Back Stab

 

Back in my grad-school days, a friend complained about the gutting one of her short stories had suffered at the hands of a man we’ll call August Professor Whose Books Are All Out of Print. She’d attempted something wild with the piece, assigning a fetus the role of narrator, and the results had been dismal. When August Professor laid into her with his usual sulfurous delight, she snapped back, “I took a risk. We should feel safe to take risks in art.”

August Professor sniffed at that, and the next week distributed definitions, photocopied from a half-dozen different dictionaries, of the word risk.

His point — that to create, chances must be taken, but that these chances also must pay off — was bitchy but accurate. It’s a lesson I’ve learned again and again, most recently at Down Every Street’s production of Harold Pinter’s Betrayal.

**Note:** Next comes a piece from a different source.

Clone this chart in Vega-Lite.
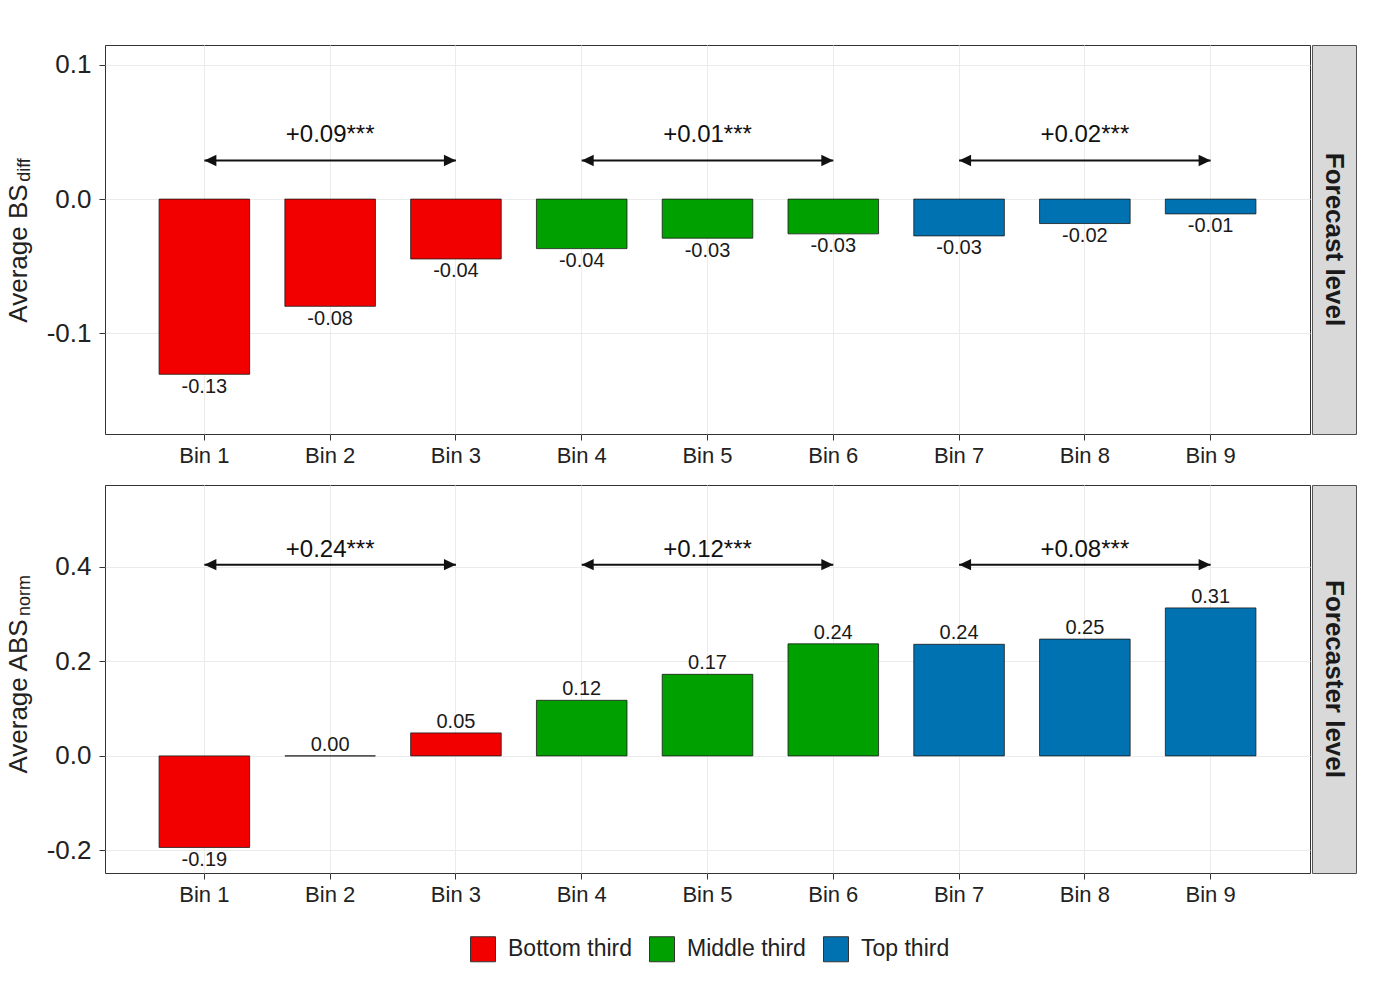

The play is a chilly variation on the three-way love tussle, this time set among that anxious East Coast smart set familiar from the countless plays and novels its constituents have whipped up to catalog their ennui and adultery. Emma is married to Robert but sleeps with Robert’s dear friend Jerry; Robert, meanwhile, takes his own lovers. The primary interest is that Pinter tells it backward: We start with an awkward reunion of exes, then step back to the breakup, then to thee adultery before finally sinking to one of the ugliest come-ons in modern theater.

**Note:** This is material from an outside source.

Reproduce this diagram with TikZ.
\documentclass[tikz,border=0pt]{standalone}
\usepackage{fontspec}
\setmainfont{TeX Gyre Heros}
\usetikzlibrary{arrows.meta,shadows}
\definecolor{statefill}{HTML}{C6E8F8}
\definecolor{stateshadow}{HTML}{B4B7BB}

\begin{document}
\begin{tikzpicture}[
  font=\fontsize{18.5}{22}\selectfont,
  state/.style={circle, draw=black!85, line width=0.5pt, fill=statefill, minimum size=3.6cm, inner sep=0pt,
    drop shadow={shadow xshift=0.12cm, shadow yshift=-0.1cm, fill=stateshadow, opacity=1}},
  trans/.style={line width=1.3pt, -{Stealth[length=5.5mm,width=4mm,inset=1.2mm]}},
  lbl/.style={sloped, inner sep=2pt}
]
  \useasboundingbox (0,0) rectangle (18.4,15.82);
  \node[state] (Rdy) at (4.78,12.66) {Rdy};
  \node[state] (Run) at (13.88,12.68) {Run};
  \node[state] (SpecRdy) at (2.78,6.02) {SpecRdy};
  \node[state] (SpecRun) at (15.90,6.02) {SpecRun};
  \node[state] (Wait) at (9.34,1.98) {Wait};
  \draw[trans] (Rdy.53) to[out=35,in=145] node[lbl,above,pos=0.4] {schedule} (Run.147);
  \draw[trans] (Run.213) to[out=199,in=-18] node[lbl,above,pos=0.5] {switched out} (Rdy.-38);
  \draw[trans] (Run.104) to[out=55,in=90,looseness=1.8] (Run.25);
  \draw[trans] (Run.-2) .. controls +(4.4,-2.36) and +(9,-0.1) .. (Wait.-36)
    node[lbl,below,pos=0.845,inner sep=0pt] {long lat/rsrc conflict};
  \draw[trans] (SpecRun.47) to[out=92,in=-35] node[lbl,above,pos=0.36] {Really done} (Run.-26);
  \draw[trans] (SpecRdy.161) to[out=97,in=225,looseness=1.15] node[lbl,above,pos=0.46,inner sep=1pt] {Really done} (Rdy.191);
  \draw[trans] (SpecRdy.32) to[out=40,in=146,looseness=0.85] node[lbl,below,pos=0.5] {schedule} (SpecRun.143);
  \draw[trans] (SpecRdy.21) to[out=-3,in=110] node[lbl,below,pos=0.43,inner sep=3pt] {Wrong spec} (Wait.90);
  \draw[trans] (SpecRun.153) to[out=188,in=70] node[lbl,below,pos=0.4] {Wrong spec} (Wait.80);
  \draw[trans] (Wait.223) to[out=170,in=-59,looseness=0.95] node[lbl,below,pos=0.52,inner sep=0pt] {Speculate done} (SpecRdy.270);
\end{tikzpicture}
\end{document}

The reverse chronology freshens things. Infidelity Among Intellectuals is now its own genre, with rules as rigid as those governing Greek tragedy or the average sitcom. Out with the gods and the laugh tracks, in with the name-dropped poets and Nietzschean justifications of self. Usually, once the liaisons get going, we’re meant to mull the chicken-and-egg problem presented by said ennui and adultery: Are these people miserable because they have these affairs, or do they have these affairs because they’re miserable? Often, the answer is neither. Characters like these ache and cheat because authors mistake melancholy self-indulgence for universal truth.

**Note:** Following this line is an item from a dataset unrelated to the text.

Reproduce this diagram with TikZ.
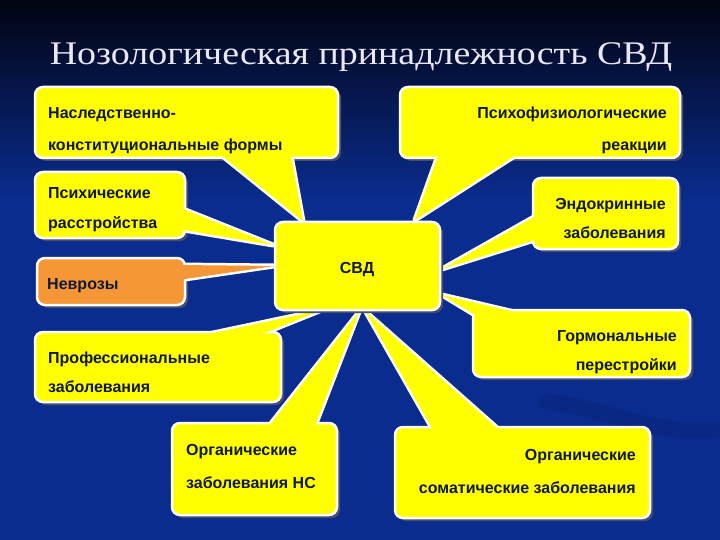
\documentclass[tikz,border=0pt]{standalone}
\usepackage{fontspec}
\setmainfont{Liberation Serif}
\newfontfamily\arialf{Liberation Sans}
\definecolor{bgtop}{RGB}{2,4,18}
\definecolor{bgmid}{RGB}{6,24,82}
\definecolor{bgblue}{RGB}{10,44,142}
\definecolor{callyel}{RGB}{255,255,0}
\definecolor{callora}{RGB}{245,150,55}
\definecolor{shadowc}{RGB}{70,76,110}
\definecolor{txtc}{RGB}{16,24,52}
\definecolor{titlec}{RGB}{232,232,248}
\tikzset{
  boxshape/.style={draw=white, line width=2.5pt, rounded corners=8pt, inner sep=0pt, outer sep=0pt, anchor=north west},
  wedgeline/.style={draw=white, line width=5pt, line join=round, line cap=round},
  lbl/.style={font=\arialf\bfseries\fontsize{16}{18}\selectfont, text=txtc, inner sep=0pt},
}
\begin{document}
\begin{tikzpicture}[x=1pt,y=-1pt]
\useasboundingbox (0,0) rectangle (720,540);
% background
\fill[bgblue] (0,0) rectangle (720,540);
\shade[top color=bgtop, middle color=bgmid, bottom color=bgblue] (0,0) rectangle (720,200);
\draw[line width=16pt, black, opacity=0.07, line cap=round] (548,402) .. controls (610,408) and (660,440) .. (730,428);

% title
\node[font=\fontsize{33}{38}\selectfont, text=titlec, anchor=base, inner sep=0pt] (title) at (361,65) {\scalebox{1.15}[1]{Нозологическая принадлежность СВД}};

% 1 Наследственно-конституциональные формы
\coordinate (w1a) at (215,150); \coordinate (w1t) at (303,221); \coordinate (w1b) at (290,150);
\fill[shadowc, rounded corners=8pt] (38,90) rectangle (341,161);
\draw[wedgeline] (w1a) -- (w1t) -- (w1b);
\node[boxshape, fill=callyel, minimum width=303, minimum height=71] (b1) at (35,87) {};
\fill[callyel] (w1a) -- (w1t) -- (w1b) -- cycle;
\node[lbl, anchor=base west] (b1l1) at (48,119) {Наследственно-};
\node[lbl, anchor=base west] (b1l2) at (48,151) {конституциональные формы};

% 2 Психофизиологические реакции
\coordinate (w2a) at (440,150); \coordinate (w2t) at (415,220); \coordinate (w2b) at (524,150);
\fill[shadowc, rounded corners=8pt] (403,90) rectangle (683,161);
\draw[wedgeline] (w2a) -- (w2t) -- (w2b);
\node[boxshape, fill=callyel, minimum width=280, minimum height=71] (b2) at (400,87) {};
\fill[callyel] (w2a) -- (w2t) -- (w2b) -- cycle;
\node[lbl, anchor=base east] (b2l1) at (667,119) {Психофизиологические};
\node[lbl, anchor=base east] (b2l2) at (667,151) {реакции};

% 3 Психические расстройства
\coordinate (w3a) at (178,207); \coordinate (w3t) at (273,245); \coordinate (w3b) at (178,229);
\fill[shadowc, rounded corners=8pt] (38,175) rectangle (188,241);
\draw[wedgeline] (w3a) -- (w3t) -- (w3b);
\node[boxshape, fill=callyel, minimum width=150, minimum height=66] (b3) at (35,172) {};
\fill[callyel] (w3a) -- (w3t) -- (w3b) -- cycle;
\node[lbl, anchor=base west] (b3l1) at (48,199) {Психические};
\node[lbl, anchor=base west] (b3l2) at (48,229) {расстройства};

% 4 Неврозы
\coordinate (w4a) at (178,265); \coordinate (w4t) at (274,266); \coordinate (w4b) at (178,280);
\fill[shadowc, rounded corners=8pt] (40,261) rectangle (188,308);
\draw[wedgeline] (w4a) -- (w4t) -- (w4b);
\node[boxshape, fill=callora, minimum width=148, minimum height=47] (b4) at (37,258) {};
\fill[callora] (w4a) -- (w4t) -- (w4b) -- cycle;
\node[lbl, anchor=base west] (b4l1) at (47,289) {Неврозы};

% 5 Профессиональные заболевания
\coordinate (w5a) at (180,340); \coordinate (w5t) at (322,310); \coordinate (w5b) at (247,340);
\fill[shadowc, rounded corners=8pt] (38,335) rectangle (284,405);
\draw[wedgeline] (w5a) -- (w5t) -- (w5b);
\node[boxshape, fill=callyel, minimum width=246, minimum height=70] (b5) at (35,332) {};
\fill[callyel] (w5a) -- (w5t) -- (w5b) -- cycle;
\node[lbl, anchor=base west] (b5l1) at (48,363) {Профессиональные};
\node[lbl, anchor=base west] (b5l2) at (48,392) {заболевания};

% 6 Эндокринные заболевания
\coordinate (w6a) at (541,213); \coordinate (w6t) at (442,269); \coordinate (w6b) at (541,238);
\fill[shadowc, rounded corners=8pt] (536,181) rectangle (681,252);
\draw[wedgeline] (w6a) -- (w6t) -- (w6b);
\node[boxshape, fill=callyel, minimum width=145, minimum height=71] (b6) at (533,178) {};
\fill[callyel] (w6a) -- (w6t) -- (w6b) -- cycle;
\node[lbl, anchor=base east] (b6l1) at (666,210) {Эндокринные};
\node[lbl, anchor=base east] (b6l2) at (666,239) {заболевания};

% 7 Гормональные перестройки
\coordinate (w7a) at (480,318); \coordinate (w7t) at (442,295); \coordinate (w7b) at (540,318);
\fill[shadowc, rounded corners=8pt] (476,313) rectangle (693,380);
\draw[wedgeline] (w7a) -- (w7t) -- (w7b);
\node[boxshape, fill=callyel, minimum width=217, minimum height=67] (b7) at (473,310) {};
\fill[callyel] (w7a) -- (w7t) -- (w7b) -- cycle;
\node[lbl, anchor=base east] (b7l1) at (677,341) {Гормональные};
\node[lbl, anchor=base east] (b7l2) at (677,370) {перестройки};

% 8 Органические заболевания НС
\coordinate (w8a) at (265,431); \coordinate (w8t) at (359,312); \coordinate (w8b) at (313,431);
\fill[shadowc, rounded corners=8pt] (175,426) rectangle (340,518);
\draw[wedgeline] (w8a) -- (w8t) -- (w8b);
\node[boxshape, fill=callyel, minimum width=165, minimum height=92] (b8) at (172,423) {};
\fill[callyel] (w8a) -- (w8t) -- (w8b) -- cycle;
\node[lbl, anchor=base west] (b8l1) at (186,455) {Органические};
\node[lbl, anchor=base west] (b8l2) at (186,488) {заболевания НС};

% 9 Органические соматические заболевания
\coordinate (w9a) at (436,435); \coordinate (w9t) at (366,312); \coordinate (w9b) at (505,435);
\fill[shadowc, rounded corners=8pt] (398,430) rectangle (653,521);
\draw[wedgeline] (w9a) -- (w9t) -- (w9b);
\node[boxshape, fill=callyel, minimum width=255, minimum height=91] (b9) at (395,427) {};
\fill[callyel] (w9a) -- (w9t) -- (w9b) -- cycle;
\node[lbl, anchor=base east] (b9l1) at (636,460) {Органические};
\node[lbl, anchor=base east] (b9l2) at (636,493) {соматические заболевания};

% centre СВД
\fill[shadowc, rounded corners=8pt] (278,225) rectangle (443,313);
\node[boxshape, fill=callyel, minimum width=165, minimum height=88] (c) at (275,222) {};
\node[lbl, anchor=base] (cl) at (357,273) {СВД};
\end{tikzpicture}
\end{document}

Pinter falls for none of that. The script is an inquest into how we lie to ourselves and those we love. Backward storytelling is a risk that works; unfortunately, Down Every Street’s production takes a big risk that doesn’t.

But it might yet. First, some full-disclosure stuff: The show is directed by Beatte Pettigrew, from whom I once took a class, and it’s at Johnson County Community College, a school that (a) employs me and (b) looks like what you’d get if a parking lot could vomit buildings.

Because Down Every Street triumphed last year with Tape, I gave it the benefit of the doubt when I heard that this would be a “splash” production — to achieve rawness, the actors have not all rehearsed the material together, and new cast members rotate in as the run continues. Even ten minutes in, it seemed a fine idea. Playing lovers who haven’t seen each other in years, Joe Clark and Charlene Bricco were forced to negotiate their intimacy right before us in real time.

Those first scenes are concerned with people figuring each other out, but once the show is rolling, it’s all intimate couples and fraying friendships, which depend upon the characters’ (and the actors’) familiarity with each other. Couples are forged through experience, routine and the half-conscious adjusting of selves to fit smoothly together; even during their throes in a rented apartment, the lovers here seem wholly unintimate. As a technique, splash has its virtues, but it’s tough to think of a play less suited to it than this one, which is about — if Pinter is ever about anything — not individuals but what people become when they’re together. It’s challenging material, packed with distance and tension, and it’s done a disservice when treated as an actors’ exercise.

The young cast I saw struggled to pass as 40-something publishing-types. This weekend, new actors fill two rolls. The one who remains is Clark, who fared best of the original trio, working his nervous laugh to good effect in many uncomfortable moments. Auspiciously, he will be joined by Amanda McCoy (formerly Sumpter), who is returning to the KC stage after too many years away. In the early ’90s, her pluck and authority elevated an array of productions, and she excelled at all she tried, never making it look so easy that you didn’t root for her. With her in the wings, Betrayal‘s risks seem a hair less risky.

McCoy is best remembered for her stints at Theatre in the Park, which this past Sunday night closed its 36th season with West Side Story. I attended at the e-mailed recommendation of a pair of readers, both of whom promised huge improvement over July’s sour Singin’ in the Rain, and both of whom, I suspect, are listed someplace in the program. Turns out they were right: The park got great kicks and leaps and strongly physical performances, and the dancing-as-fighting, for once, didn’t come off as ludicrous. The boys succeeded in musical theater’s most difficult task: making it all seem butch. As Action, Matthew Allen kicked serious ass, nailing “Be Cool” and its tough-guy pirouettes; the rumble, often a sloppy nadir, was expertly staged, all crisp violence, and its climax made a kid near me actually gasp.

Yes. In 2005, someone gasped at West Side Story.

That’s the kind of thing shows can do when everyone gets to rehearse together.